The rule change has created uncertainty for hundreds of American families currently in the process of adopting a child from China.
In response to questions from U.S. diplomats regarding the new rule, Beijing said it “will not continue to process cases at any stage” other than those cases covered by the stated exception.
The U.S. State Department said on the same day that the U.S. Embassy in Beijing is seeking clarification on the new rule in writing to the CCP’s Ministry of Civil Affairs.
“We understand there are hundreds of families still pending completion of their adoption, and we sympathize with their situation,” the State Department said.
The CCP imposed a mandatory “one-child” policy in China from 1979 to 2015, which caused a large number of baby girls or babies with birth defects to be abandoned at birth. Some of the abandoned babies were taken in by orphanages in various places.
Since 1988, the Chinese regime had gradually relaxed its policy on international adoptions, allowing foreigners to adopt Chinese children. The number of international adoptions has increased significantly year by year, with the largest number of adoptions driven by American families.
Local government agencies in China had been charging foreign families considerable fees for adopting Chinese children.
In 2005, China officially became a signatory to the Convention on Protection of Children and Cooperation in Respect of Intercountry Adoption. The number of Chinese international adoptions peaked that year, with more than 13,000 children adopted by foreign families, accounting for 25 percent of all adoptions in the country.
Zhao Lanjian, an independent current affairs commentator who currently resides in the United States, worked for several media outlets in China as an investigative reporter for many years. In 1999, Zhao wrote an article about a poor elderly couple who made a living picking up urban waste and selling recyclables in Beijing. They raised five abandoned babies. After the report attracted nationwide attention, the babies were sent to an orphanage and eventually adopted by American families.
Zhao told The Epoch Times on Sept. 7 that when he was dealing with the CCP’s Beijing Social Welfare Institute for the report, he found that the children in the orphanage were very depressed and “would definitely have psychological trauma later in life.”
Zhao wrote on social media platform X: “If abandoned babies are sent to China’s government-run orphanages, they will be engrained with the CCP’s indoctrination from an early age and will be receiving its brainwashing education to be cogs on the socialist machine or cannon fodder.

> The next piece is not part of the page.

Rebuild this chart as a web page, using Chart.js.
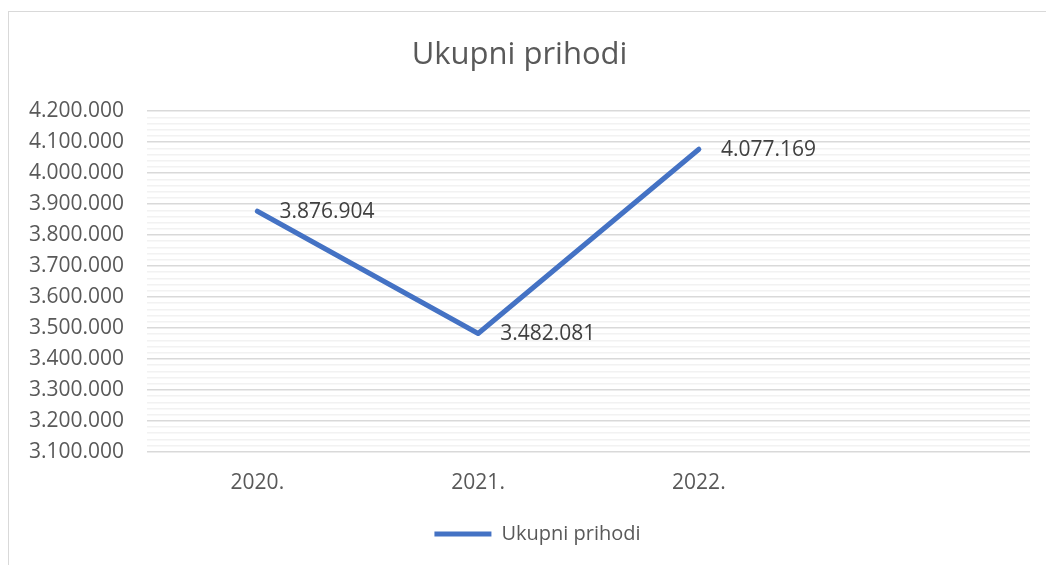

In the future, they will be the first ones to fill out the government’s blood and organ donation agreements.”
The CCP’s new ban, Zhao said, was driven by the fact that the large number of Chinese orphans being adopted by Western families has attracted international attention, “which has shamed Chinese society and the CCP’s governmental and civil administration system.”
Tseng Chien-Yuan, an associate professor of public policy at National Central University in Taiwan, told The Epoch Times that the main reason for the transnational adoption policy change is the nationalistic mentality of the Chinese regime.
“They worry that people would criticize the CCP, saying that if China’s social welfare is adequate, why does it need foreigners to adopt Chinese orphans?” he said.
Tseng said that when Western families come to adopt Chinese orphans, “it is not for the purpose of continuing the family line as the Chinese do.”
He added, “Many of them are based on compassion, even if the orphans are disabled or have physical or mental defects.”